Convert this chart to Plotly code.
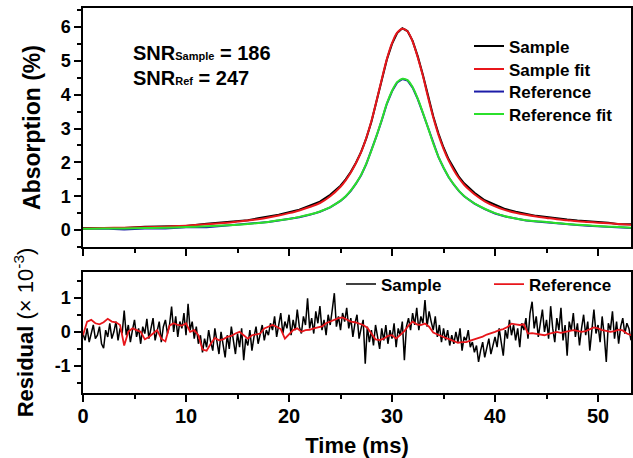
import numpy as np
import plotly.graph_objects as go

# ---------------- data ----------------
time_top = [0, 2, 4, 6, 8, 10, 12, 14, 15, 16, 17, 18, 19, 20, 21, 22, 23, 24, 25, 25.5,
            26, 26.5, 27, 27.5, 28, 28.5, 29, 29.5, 30, 30.5, 31, 31.5, 32, 32.5, 33, 33.5,
            34, 34.5, 35, 35.5, 36, 36.5, 37, 37.5, 38, 39, 40, 41, 42, 43, 44, 45, 46, 47,
            48, 49, 50, 51, 52, 53.2]

sample_fit = [0.05, 0.06, 0.07, 0.08, 0.10, 0.13, 0.17, 0.22, 0.25, 0.28, 0.32, 0.37, 0.43, 0.50,
              0.58, 0.68, 0.80, 1.00, 1.28, 1.47, 1.70, 1.98, 2.30, 2.72, 3.22, 3.82, 4.45, 5.05,
              5.52, 5.83, 5.95, 5.87, 5.57, 5.10, 4.55, 3.92, 3.33, 2.82, 2.40, 2.05, 1.77, 1.53,
              1.34, 1.19, 1.06, 0.85, 0.70, 0.59, 0.51, 0.45, 0.40, 0.36, 0.32, 0.29, 0.26, 0.24,
              0.22, 0.20, 0.18, 0.16]

sample_data = [0.06, 0.07, 0.06, 0.10, 0.12, 0.12, 0.19, 0.23, 0.27, 0.29, 0.35, 0.39, 0.45, 0.53,
               0.60, 0.72, 0.84, 1.04, 1.31, 1.50, 1.72, 1.99, 2.31, 2.71, 3.20, 3.81, 4.44, 5.04,
               5.50, 5.82, 5.96, 5.88, 5.59, 5.13, 4.58, 3.95, 3.36, 2.86, 2.44, 2.09, 1.81, 1.57,
               1.38, 1.23, 1.10, 0.88, 0.74, 0.62, 0.54, 0.48, 0.42, 0.39, 0.34, 0.31, 0.28, 0.26,
               0.22, 0.22, 0.17, 0.17]

ref_fit = [0.04, 0.05, 0.05, 0.06, 0.07, 0.09, 0.11, 0.14, 0.16, 0.18, 0.21, 0.24, 0.29, 0.33,
           0.39, 0.46, 0.55, 0.68, 0.87, 1.00, 1.17, 1.38, 1.63, 1.96, 2.35, 2.79, 3.25, 3.74,
           4.11, 4.37, 4.47, 4.43, 4.22, 3.88, 3.46, 3.02, 2.56, 2.17, 1.85, 1.57, 1.35, 1.16,
           1.01, 0.89, 0.79, 0.63, 0.50, 0.41, 0.34, 0.29, 0.26, 0.24, 0.21, 0.18, 0.16, 0.14,
           0.12, 0.10, 0.09, 0.07]

ref_data = [0.03, 0.05, 0.02, 0.05, 0.05, 0.08, 0.08, 0.13, 0.15, 0.17, 0.20, 0.24, 0.28, 0.32,
            0.38, 0.45, 0.54, 0.67, 0.86, 0.99, 1.16, 1.37, 1.62, 1.95, 2.34, 2.78, 3.24, 3.73,
            4.10, 4.36, 4.46, 4.42, 4.21, 3.87, 3.45, 3.01, 2.55, 2.16, 1.84, 1.56, 1.34, 1.15,
            1.00, 0.88, 0.78, 0.62, 0.49, 0.40, 0.33, 0.28, 0.25, 0.22, 0.20, 0.17, 0.15, 0.13,
            0.11, 0.09, 0.08, 0.06]

# residuals (x 10^-3)
time_res_sample = np.round(np.arange(0, 53.21, 0.2), 1)
res_sample = [
    -0.05, -0.25, 0.10, -0.30, -0.05, 0.20, -0.20, -0.10, 0.15, -0.35,
    -0.48, 0.05, -0.15, 0.25, -0.20, 0.00, 0.30, -0.25, 0.10, -0.05,
    0.62, -0.10, 0.20, -0.30, 0.05, 0.35, -0.15, 0.10, -0.35, 0.15,
    -0.05, 0.38, -0.20, 0.10, 0.40, -0.25, 0.05, 0.30, -0.30, 0.15,
    0.35, -0.05, 0.20, 0.74, 0.00, 0.45, -0.15, 0.30, 0.10, 0.55,
    -0.10, 0.82, 0.05, 0.30, -0.20, 0.15, -0.35, -0.10, -0.60, -0.20,
    -0.45, 0.05, -0.30, -0.55, 0.10, -0.25, -0.65, 0.00, -0.40, -0.75,
    -0.10, -0.50, 0.15, -0.30, -0.65, -0.05, -0.45, 0.10, -0.83, -0.20,
    -0.40, 0.05, -0.55, -0.15, 0.15, -0.35, -0.05, 0.20, -0.25, 0.05,
    -0.10, 0.25, 0.05, 0.45, -0.15, 0.20, 0.55, -0.05, 0.30, 0.10,
    0.50, -0.10, 0.35, 0.05, 0.65, 0.15, -0.05, 0.45, 0.20, 0.98,
    0.10, 0.40, -0.05, 0.60, 0.25, 0.75, 0.05, 0.35, -0.10, 0.50,
    0.20, 0.65, 1.13, 0.15, 0.45, 0.05, 0.55, 0.30, 0.70, 0.10,
    0.40, -0.15, 0.25, 0.50, -0.20, 0.10, 0.35, -0.93, 0.15, -0.30,
    0.05, -0.40, 0.20, -0.15, -0.50, 0.10, -0.25, 0.20, -0.35, 0.05,
    -0.20, 0.25, -0.45, 0.10, -0.10, 0.30, -0.83, 0.15, 0.40, 0.05,
    0.55, 0.20, 0.70, 0.05, 0.45, 0.25, 0.93, 0.15, 0.60, 0.30,
    0.05, 0.45, -0.15, 0.20, -0.30, 0.10, -0.25, 0.05, -0.40, -0.10,
    -0.35, 0.00, -0.30, 0.10, -0.55, -0.15, -0.25, 0.05, -0.45, -0.30,
    -0.60, -0.40, -0.88, -0.55, -0.30, -0.75, -0.50, -0.20, -0.65, -0.35,
    -0.15, -0.45, 0.10, -0.30, -0.70, 0.05, -0.20, 0.35, -0.10, 0.20,
    -0.25, 0.10, -0.45, 0.25, 0.05, 0.40, -0.20, 0.55, 0.88, 0.10,
    0.45, -0.15, 0.30, 0.65, 0.00, 0.35, -0.20, 0.75, 0.10, -0.30,
    0.40, 0.05, 0.70, -0.25, 0.20, -0.70, 0.30, 0.05, 0.55, -0.15,
    0.25, -0.40, 0.10, 0.50, -0.10, 0.30, -0.55, 0.15, 0.65, -0.05,
    0.20, -0.30, 0.45, -0.10, -0.88, 0.25, 0.05, 0.60, -0.20, 0.30,
    -0.35, 0.15, 0.40, -0.05, 0.25, 0.10, -0.25,
]

time_res_ref = np.round(np.arange(0, 53.21, 0.4), 1)
res_ref = [
    -0.10, 0.30, 0.35, 0.25, 0.22, 0.28, 0.38, 0.30, 0.28, 0.20,
    -0.40, 0.00, 0.10, 0.06, 0.00, -0.22, -0.15, -0.05, 0.05, -0.20,
    -0.28, 0.18, 0.25, 0.20, 0.18, 0.25, 0.00, 0.05, -0.10, -0.52,
    -0.55, -0.35, -0.18, -0.25, -0.22, -0.15, -0.12, -0.05, 0.00, -0.10,
    -0.20, -0.10, -0.08, -0.05, 0.10, 0.15, 0.20, 0.15, 0.08, -0.20,
    -0.08, 0.05, 0.10, 0.00, 0.05, 0.06, 0.10, 0.14, 0.16, 0.25,
    0.30, 0.36, 0.40, 0.42, 0.35, 0.30, 0.28, 0.25, 0.20, 0.12,
    -0.05, -0.22, -0.24, -0.20, -0.12, -0.10, -0.20, -0.10, 0.02, 0.18,
    0.30, 0.22, 0.20, 0.24, 0.15, -0.02, -0.08, -0.12, -0.18, -0.22,
    -0.26, -0.32, -0.30, -0.30, -0.26, -0.22, -0.20, -0.14, -0.08, -0.05,
    0.00, 0.05, 0.08, 0.14, 0.24, 0.22, 0.20, 0.22, -0.05, -0.04,
    -0.06, -0.08, -0.10, -0.06, -0.02, 0.00, -0.03, 0.00, 0.02, 0.05,
    0.03, 0.00, 0.02, 0.08, 0.13, 0.10, 0.05, 0.03, 0.00, 0.02,
    0.06, 0.04, -0.05, -0.10,
]

absorption_ticks = [0, 1, 2, 3, 4, 5, 6]
residual_ticks = [-1, 0, 1]
residual_ticktext = ["-1", "0", "1"]
time_ticks = [0, 10, 20, 30, 40, 50]

# ---------------- styling ----------------
FONT = "Liberation Sans, Arial, sans-serif"
BLACK = "#000000"
RED = "#e8161b"
BLUE = "#1c1ca8"
GREEN = "#2be02b"

W, H = 633, 458
ML, MR, MT, MB = 83, 2, 8, 65
PW, PH = W - ML - MR, H - MT - MB


def px_x(px):
    return (px - ML) / PW


def px_y(py):
    return (H - MB - py) / PH


fig = go.Figure()

fig.add_trace(go.Scatter(x=time_top, y=sample_data, mode="lines", name="Sample",
                         line=dict(color=BLACK, width=2),
                         xaxis="x", yaxis="y", legend="legend"))
fig.add_trace(go.Scatter(x=time_top, y=ref_data, mode="lines", name="Reference",
                         line=dict(color=BLUE, width=2),
                         xaxis="x", yaxis="y", legend="legend4"))
fig.add_trace(go.Scatter(x=time_top, y=sample_fit, mode="lines", name="Sample fit",
                         line=dict(color=RED, width=2, shape="spline"),
                         xaxis="x", yaxis="y", legend="legend3"))
fig.add_trace(go.Scatter(x=time_top, y=ref_fit, mode="lines", name="Reference fit",
                         line=dict(color=GREEN, width=2, shape="spline"),
                         xaxis="x", yaxis="y", legend="legend5"))

fig.add_trace(go.Scatter(x=time_res_sample, y=res_sample, mode="lines", name="Sample",
                         line=dict(color=BLACK, width=1.5),
                         xaxis="x2", yaxis="y2", legend="legend2"))
fig.add_trace(go.Scatter(x=time_res_ref, y=res_ref, mode="lines", name="Reference",
                         line=dict(color=RED, width=1.8),
                         xaxis="x2", yaxis="y2", legend="legend2"))

axis_common = dict(showline=True, linecolor=BLACK, linewidth=1.5, mirror=True,
                   showgrid=False, zeroline=False, ticks="outside", ticklen=7,
                   tickwidth=1.5, tickcolor=BLACK)

legend_font = dict(size=17, weight="bold")


def top_legend(py):
    return dict(x=px_x(469), y=px_y(py), xanchor="left", yanchor="middle",
                bgcolor="rgba(0,0,0,0)", borderwidth=0, font=legend_font, itemwidth=30)


fig.update_layout(
    width=W, height=H,
    margin=dict(l=ML, r=MR, t=MT, b=MB, autoexpand=False),
    paper_bgcolor="white", plot_bgcolor="white",
    font=dict(family=FONT, color=BLACK),
    xaxis=dict(domain=[0, 1], anchor="y", range=[0, 53.2], tickmode="array",
               tickvals=time_ticks, showticklabels=False,
               minor=dict(tickvals=[5, 15, 25, 35, 45], ticks="outside", ticklen=4,
                          tickwidth=1.5, tickcolor=BLACK),
               **axis_common),
    yaxis=dict(domain=[px_y(247), 1], anchor="x", range=[-0.5, 6.56], tickmode="array",
               tickvals=absorption_ticks,
               tickfont=dict(size=18, weight="bold"),
               minor=dict(tickvals=[-0.5, 0.5, 1.5, 2.5, 3.5, 4.5, 5.5, 6.5], ticks="outside",
                          ticklen=4, tickwidth=1.5, tickcolor=BLACK),
               title=dict(text="Absorption (%)", font=dict(size=23, weight="bold"), standoff=14),
               **axis_common),
    xaxis2=dict(domain=[0, 1], anchor="y2", range=[0, 53.2], tickmode="array",
                tickvals=time_ticks, tickfont=dict(size=20, weight="bold"),
                ticklabelstandoff=-3,
                minor=dict(tickvals=[5, 15, 25, 35, 45], ticks="outside", ticklen=4,
                           tickwidth=1.5, tickcolor=BLACK),
                title=dict(text="Time (ms)", font=dict(size=22, weight="bold"), standoff=22),
                **axis_common),
    yaxis2=dict(domain=[0, px_y(272)], anchor="x2", range=[-1.79, 1.75], tickmode="array",
                tickvals=residual_ticks, ticktext=residual_ticktext,
                tickfont=dict(size=18, weight="bold"),
                minor=dict(tickvals=[-1.5, -0.5, 0.5, 1.5], ticks="outside", ticklen=4,
                           tickwidth=1.5, tickcolor=BLACK),
                title=dict(text="<b>Residual</b> (× 10<sup>-3</sup>)", font=dict(size=22),
                           standoff=15),
                **axis_common),
    legend=top_legend(46.5),
    legend3=top_legend(69.5),
    legend4=top_legend(92),
    legend5=top_legend(114.5),
    legend2=dict(x=px_x(341), y=px_y(284.5), xanchor="left", yanchor="middle",
                 orientation="h", bgcolor="rgba(0,0,0,0)", borderwidth=0,
                 font=legend_font, entrywidth=103, entrywidthmode="pixels"),
    showlegend=True,
)

fig.add_annotation(xref="paper", yref="paper", x=px_x(131), y=px_y(53),
                   xanchor="left", yanchor="middle", showarrow=False,
                   text="<b>SNR<span style='font-size:11px'>Sample</span> = 186</b>",
                   font=dict(size=20, family=FONT))
fig.add_annotation(xref="paper", yref="paper", x=px_x(131), y=px_y(78),
                   xanchor="left", yanchor="middle", showarrow=False,
                   text="<b>SNR<span style='font-size:11px'>Ref</span> = 247</b>",
                   font=dict(size=20, family=FONT))

fig.write_html("out.html", config={"displayModeBar": False},
               post_script="document.body.style.margin='0px';document.body.style.overflow='hidden';")
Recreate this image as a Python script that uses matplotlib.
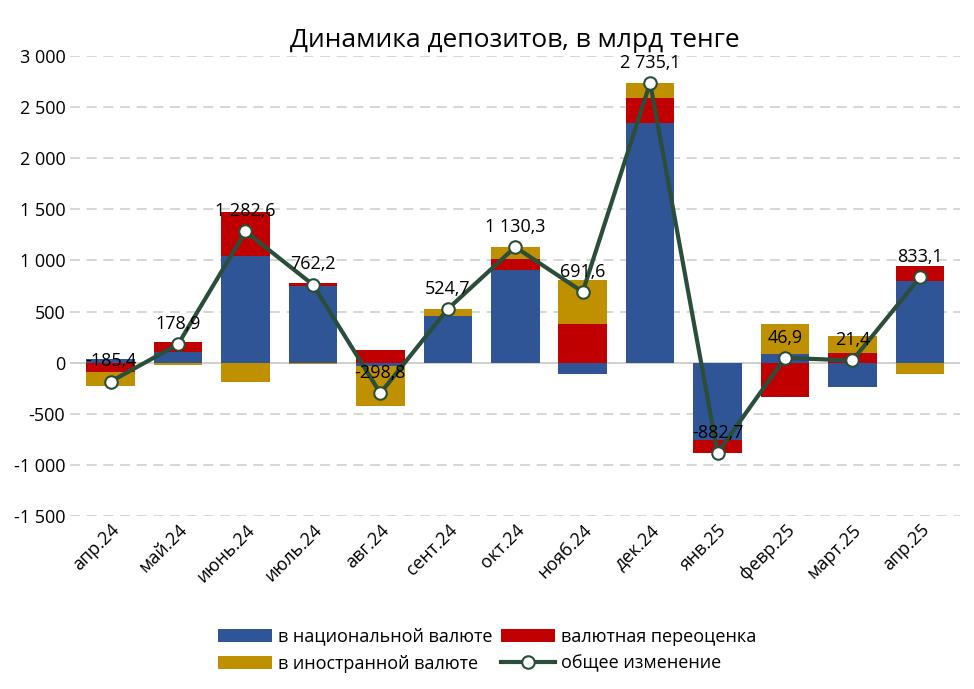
○ ○ ○ ○
## What needs to be done
Please repeat exactly the data above from its first line to the line that contains "import plotly.graph_objects as go", inclusive, and leave every picture out.

## Complete answer
Convert this chart to Plotly code.
import numpy as np
import plotly.graph_objects as go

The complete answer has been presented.